Fake visa, passport officer held

EASTERN PROVINCE NGOMA — Police in Ngoma are holding a man who has allegedly been conning people of their money by promising to secure them passports and visas.

Monday, March 10, 2008

EASTERN PROVINCE

NGOMA — Police in Ngoma are holding a man who has allegedly been conning people of their money by promising to secure them passports and visas.

Alex Habarugira, a resident of Rwikubo Rurenge sector, Ngoma district, is alleged to have fleeced close to Frw200, 000 from different people promising to take them abroad to learn modern ways of milking cows and later get them jobs.

Police acting on a tip from some people, who had earlier given him money, arrested him last Sunday, in Rurenge sector, where he had reportedly gone to collect more money from other potential victims.

Habarugira admitted the crime, saying it was out of desperate quest for survival. "I was only using the trick of getting them passports and visas, to take them abroad, where I would get them jobs just to extract money from them," he said.

It is also said that Habarugira told his victims that he had so far taken about eight people abroad but he still needed more.

"It was out of frustration after being robbed of my money in Kigali that I got after selling my coffee.
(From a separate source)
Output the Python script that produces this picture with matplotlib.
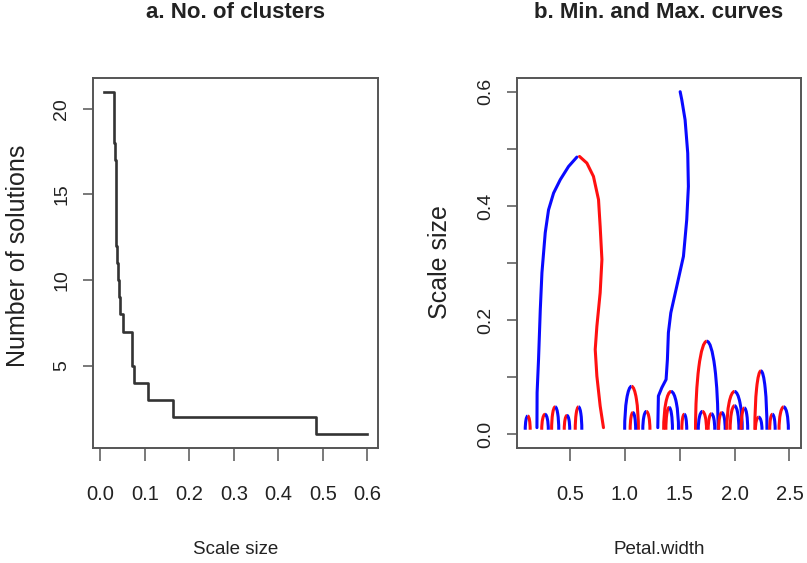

I was totally left with nothing other than looking for other ways of survival. I believed they would not doubt me, since they were my fellow residents." Habarugira said.

"But I advise people who hold such habits like mine, not to use them because I have realised that it is not the best way to look for survival."

It is believed that Habarugira obtained a passport application form from the immigrations office in Kigali, which he photocopied and gave to his victims in the name of passports.

Muvunyi Leonard, who was fleeced of Frw20, 000, says Habarugira had promised to take him abroad and get him a job of milking cows since he already knew how to milk.

"I had even borrowed that money from my fellow friends who had also fallen victim because they (friends) did not want to leave me behind," Muvunyi says.

Emmanuel Niyomukiza, another victim, who never disclosed how much money he lost, says he was asked to find Habarugira in Kigali, where he would be shown where the ‘visa processing agency’ operates.

He says when he reached in Kigali he called Habarugira on phone who appeared some few minutes later.

"When I asked him where their offices were, he kept on taking me through different buildings around town," Niyomukiza says.

Niyomukiza further claims that after sometime, as they moved from one building to another, Habarugira showed him a girl inside a building who was working on a computer, that it was where they operate from, but he did not allow him get closer to the girl.

"He then instructed me to go and take express passport photos which I did and brought them to him with some amount of money," Niyomukiza narrates.

"I was supposed to give him some more money since what I gave him was a half of what we had agreed on."

Meanwhile, it also emerged that Habarugira, last year enabled the escape of one man to Uganda, who was wanted by the Gacaca court for crimes committed during the 1994 Genocide.